The 47-day demonstration showed a fuel-related savings of nearly $60,000 over the 47-day period (more than $1,200 per day) because of the lower value of associated petroleum gas relative to diesel, and a reduction in overall air emissions.

The Simmons analysts called dual-fuel-capable engines a theme for 2013, allowing frac companies to run their fleets on both diesel and natural gas. They look for E&Ps to drive the transition, because fuel costs often are about 10% of a frac work ticket.

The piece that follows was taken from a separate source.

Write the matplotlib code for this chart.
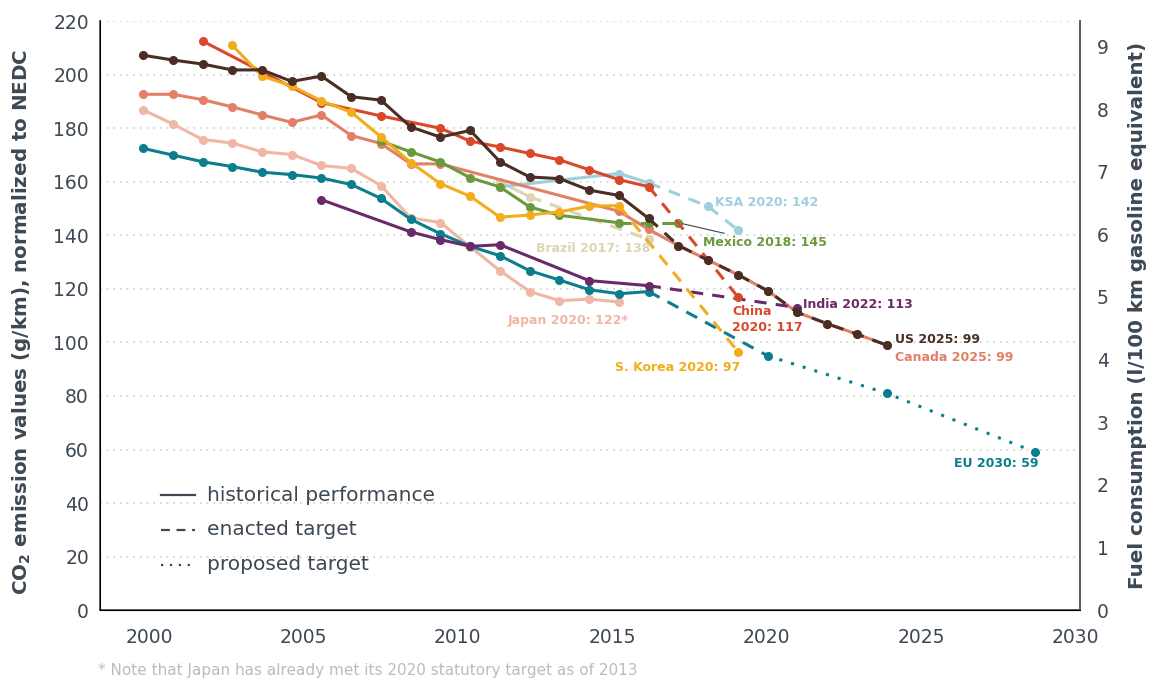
import numpy as np
import matplotlib.pyplot as plt

# ---- data (g/km CO2, NEDC) ----
us_years = [2000, 2001, 2002, 2003, 2004, 2005, 2006, 2007, 2008, 2009, 2010, 2011, 2012, 2013, 2014, 2015, 2016, 2017]
us_vals = [207.3, 205.5, 204, 201.8, 201.8, 197.5, 199.5, 191.8, 190.5, 180.5, 176.7, 179.2, 167.5, 161.8, 161.2, 156.9, 154.9, 146.3]
us_tgt_years = [2017, 2018, 2019, 2020, 2021, 2022, 2023, 2024, 2025]
us_tgt_vals = [146.3, 136.2, 130.7, 125.3, 119.3, 111.2, 107, 103.1, 99]

canada_years = [2000, 2001, 2002, 2003, 2004, 2005, 2006, 2007, 2008, 2009, 2010, 2016]
canada_vals = [192.7, 192.7, 190.7, 188, 185, 182.2, 185, 177.3, 174.3, 166.7, 166.7, 149]
canada_tgt_years = [2016, 2017, 2018, 2019, 2020, 2021, 2022, 2023, 2024, 2025]
canada_tgt_vals = [149, 142.2, 136.2, 130.7, 125.3, 119.3, 111.2, 107, 103.1, 99]

china_years = [2002, 2006, 2008, 2010, 2011, 2012, 2013, 2014, 2015, 2016, 2017]
china_vals = [212.6, 189.6, 184.6, 180, 175.2, 173, 170.6, 168.2, 164.5, 160.8, 158.2]
china_tgt_years = [2017, 2020]
china_tgt_vals = [158.2, 117]

japan_years = [2000, 2001, 2002, 2003, 2004, 2005, 2006, 2007, 2008, 2009, 2010, 2011, 2012, 2013, 2014, 2015, 2016]
japan_vals = [186.9, 181.6, 175.8, 174.5, 171.2, 170.2, 166.1, 165, 158.6, 146.5, 144.8, 135.7, 126.8, 119, 115.6, 116.2, 115.1]

eu_years = [2000, 2001, 2002, 2003, 2004, 2005, 2006, 2007, 2008, 2009, 2010, 2011, 2012, 2013, 2014, 2015, 2016, 2017]
eu_vals = [172.5, 170, 167.5, 165.7, 163.6, 162.7, 161.4, 159, 153.8, 146, 140.6, 135.9, 132.4, 126.8, 123.3, 119.7, 118.2, 119]
eu_tgt_years = [2017, 2021]
eu_tgt_vals = [119, 95]
eu_prop_years = [2021, 2025, 2030]
eu_prop_vals = [95, 81, 59]

india_years = [2006, 2009, 2010, 2011, 2012, 2015, 2017]
india_vals = [153.3, 141.3, 138.4, 135.9, 136.5, 123.1, 121.2]
india_tgt_years = [2017, 2022]
india_tgt_vals = [121.2, 113]

korea_years = [2003, 2004, 2005, 2006, 2007, 2008, 2009, 2010, 2011, 2012, 2013, 2014, 2015, 2016]
korea_vals = [211, 199.5, 195.8, 190.2, 186, 176.8, 167.2, 159.3, 154.6, 146.8, 147.6, 148.8, 150.9, 151.1]
korea_tgt_years = [2016, 2020]
korea_tgt_vals = [151.1, 96.6]

mexico_years = [2008, 2009, 2010, 2011, 2012, 2013, 2014, 2016]
mexico_vals = [175.2, 171.2, 167.4, 161.5, 158.1, 150.6, 147.5, 144.7]
mexico_tgt_years = [2016, 2017, 2018]
mexico_tgt_vals = [144.7, 144.7, 144.7]

ksa_years = [2012, 2016, 2017]
ksa_vals = [158.1, 163.1, 159.6]
ksa_tgt_years = [2017, 2019, 2020]
ksa_tgt_vals = [159.6, 150.8, 142]

brazil_years = [2012, 2013]
brazil_vals = [160, 154.4]
brazil_tgt_years = [2013, 2017]
brazil_tgt_vals = [154.4, 138.5]

year_ticks = [2000, 2005, 2010, 2015, 2020, 2025, 2030]
left_ticks = list(range(0, 221, 20))
right_ticks = list(range(0, 10))

# colours
c_us = '#4a2e25'
c_canada = '#e27f67'
c_china = '#d9482b'
c_japan = '#f0b6a6'
c_eu = '#0a7e8d'
c_india = '#6a2a68'
c_korea = '#f2ad1d'
c_mexico = '#6b9a3d'
c_ksa = '#9ecfdc'
c_brazil = '#ddd4b3'
c_text = '#3d4853'

GKM_PER_L = 23.4  # g/km per l/100km (gasoline)

plt.rcParams['font.family'] = ['DejaVu Sans']

fig = plt.figure(figsize=(11.55, 6.84), dpi=100)
ax = fig.add_axes([0.0866, 0.108, 0.8485, 0.861])

LW = 2.2
MS = 5.5


def hist(x, y, c, z, marker=True):
    ax.plot(x, y, '-', color=c, lw=LW, marker='o' if marker else None, ms=MS, zorder=z)


def target(x, y, c, z, style='--'):
    if style == '--':
        ls = (0, (4, 3))
    else:
        ls = (0, (1, 3))
    ax.plot(x, y, color=c, lw=LW, ls=ls, zorder=z)
    ax.plot(x[1:], y[1:], 'o', color=c, ms=MS, zorder=z)


# draw order roughly as in the original
hist(brazil_years, brazil_vals, c_brazil, 2)
target(brazil_tgt_years, brazil_tgt_vals, c_brazil, 2)
hist(ksa_years, ksa_vals, c_ksa, 2.1)
target(ksa_tgt_years, ksa_tgt_vals, c_ksa, 2.1)
hist(japan_years, japan_vals, c_japan, 2.2)
hist(canada_years, canada_vals, c_canada, 2.3)
ax.plot(canada_tgt_years, canada_tgt_vals, color=c_canada, lw=LW, ls=(3.5, (4, 3)), zorder=2.3)
target(canada_tgt_years, canada_tgt_vals, c_canada, 2.3)
hist(mexico_years, mexico_vals, c_mexico, 2.4)
target(mexico_tgt_years, mexico_tgt_vals, c_mexico, 2.4)
hist(eu_years, eu_vals, c_eu, 2.5)
target(eu_tgt_years, eu_tgt_vals, c_eu, 2.5)
target(eu_prop_years, eu_prop_vals, c_eu, 2.5, style=':')
hist(india_years, india_vals, c_india, 2.6)
target(india_tgt_years, india_tgt_vals, c_india, 2.6)
hist(china_years, china_vals, c_china, 2.7)
target(china_tgt_years, china_tgt_vals, c_china, 2.7)
hist(korea_years, korea_vals, c_korea, 2.8)
target(korea_tgt_years, korea_tgt_vals, c_korea, 2.8)
hist(us_years, us_vals, c_us, 3)
target(us_tgt_years, us_tgt_vals, c_us, 3)

# labels for targets
lab = dict(fontsize=9, fontweight='bold', va='center')
ax.text(2019.23, 152.3, 'KSA 2020: 142', color=c_ksa, ha='left', **lab)
ax.annotate('Mexico 2018: 145', xy=(2018, 144.7), xytext=(2018.82, 137.3),
            color=c_mexico, ha='left', arrowprops=dict(arrowstyle='-', color=c_text, lw=0.8,
                                                         shrinkA=0, shrinkB=3), **lab)
ax.text(2015.13, 135, 'Brazil 2017: 138', color=c_brazil, ha='center', **lab)
ax.text(2022.18, 114.3, 'India 2022: 113', color=c_india, ha='left', **lab)
ax.text(2014.3, 108.2, 'Japan 2020: 122*', color=c_japan, ha='center', **lab)
ax.text(2019.8, 108.5, 'China\n2020: 117', color=c_china, ha='left', linespacing=1.35, **lab)
ax.text(2020.07, 90.8, 'S. Korea 2020: 97', color=c_korea, ha='right', **lab)
ax.text(2025.28, 101, 'US 2025: 99', color=c_us, ha='left', **lab)
ax.text(2025.28, 94.3, 'Canada 2025: 99', color=c_canada, ha='left', **lab)
ax.text(2030.1, 54.6, 'EU 2030: 59', color=c_eu, ha='right', **lab)

# legend drawn by hand, as in the original graphic
leg_y = [43, 30, 17]
leg_txt = ['historical performance', 'enacted target', 'proposed target']
leg_ls = ['-', (0, (4, 3)), (0, (1, 3))]
for yy, t, ls in zip(leg_y, leg_txt, leg_ls):
    ax.plot([2000.6, 2001.75], [yy, yy], color=c_text, lw=1.6, ls=ls, zorder=4)
    ax.text(2002.15, yy, t, color=c_text, fontsize=14.5, va='center', zorder=4)

# axes
ax.set_xlim(1998.555, 2031.5)
ax.set_ylim(0, 220)
# year labels sit slightly off the data years in the original graphic
ax.set_xticks([2000.2 + (y - 2000) * 1.038 for y in year_ticks])
ax.set_xticklabels([str(y) for y in year_ticks])
ax.set_yticks(left_ticks)
ax.tick_params(axis='both', length=0, labelsize=13.5, colors=c_text, pad=8)
ax.tick_params(axis='x', pad=13)
for y in left_ticks[1:]:
    ax.axhline(y, color='#cfcfcf', lw=1.2, ls=(0, (1, 3)), zorder=0)
for s in ['left', 'bottom', 'right']:
    ax.spines[s].set_color('#55606a')
    ax.spines[s].set_linewidth(1.4)
ax.spines['top'].set_visible(False)
ax.set_ylabel(r'CO$_\mathbf{2}$ emission values (g/km), normalized to NEDC',
              fontsize=14.3, fontweight='bold', color=c_text, labelpad=12)
ax.yaxis.set_label_coords(-0.068, 0.49)

ax2 = ax.twinx()
ax2.set_ylim(0, 220 / GKM_PER_L)
ax2.set_yticks(right_ticks)
ax2.tick_params(axis='y', length=0, labelsize=13.5, colors=c_text, pad=12)
ax2.spines['top'].set_visible(False)
ax2.spines['right'].set_color('#55606a')
ax2.spines['right'].set_linewidth(1.4)
ax2.set_ylabel('Fuel consumption (l/100 km gasoline equivalent)',
               fontsize=14.3, fontweight='bold', color=c_text, labelpad=14)

fig.text(0.085, 0.013, '* Note that Japan has already met its 2020 statutory target as of 2013',
         fontsize=11, color='#b9bdc1')

fig.savefig('out.png', dpi=100)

Frac companies are testing similar technology. Simmons said Patterson-UTI Energy Inc. has an agreement with Pennsylvania General Energy to convert 16 frac units to dual fuel—7% natural gas and 30% diesel—paring fuel costs for the fleet to 25% of the cost had it run solely on diesel. “PGE intends to drill 35 to 40 Marcellus wells in 2013 and expects to save 750,000 gallons of diesel a year, or 55% of the diesel in its fracing operations,” the analysts said.

Overall, Simmons looks for E&P capex in 2013 to hold steady with 2012, with WTI in the mid-$90s and gas prices in the low $3s. It estimates $59.4 billion in drillbit capex for calendar-year 2013, compared to $65.5 billion in 2012. Its E&P coverage universe also has nearly $55 billion in cash and undrawn lines of credit, with E&Ps tapping the equity window.

The analysts expect service intensity to continue, with an “explosion in horizontal-directed work in 2012” in the Permian Basin, where leading E&Ps are testing 10,000-foot laterals. In the Eagle Ford, EOG is increasing lateral lengths from an average of 4,000 feet to 5,500 feet—requiring more stages and more proppant volumes. The analysts said COG recently completed a 35-stage frac in the Marcellus, and in the Tuscaloosa Marine shale, Encana plans to boost proppant per stage from 360,000 to 600,000 pounds.

With that intensity will come higher service costs for E&Ps.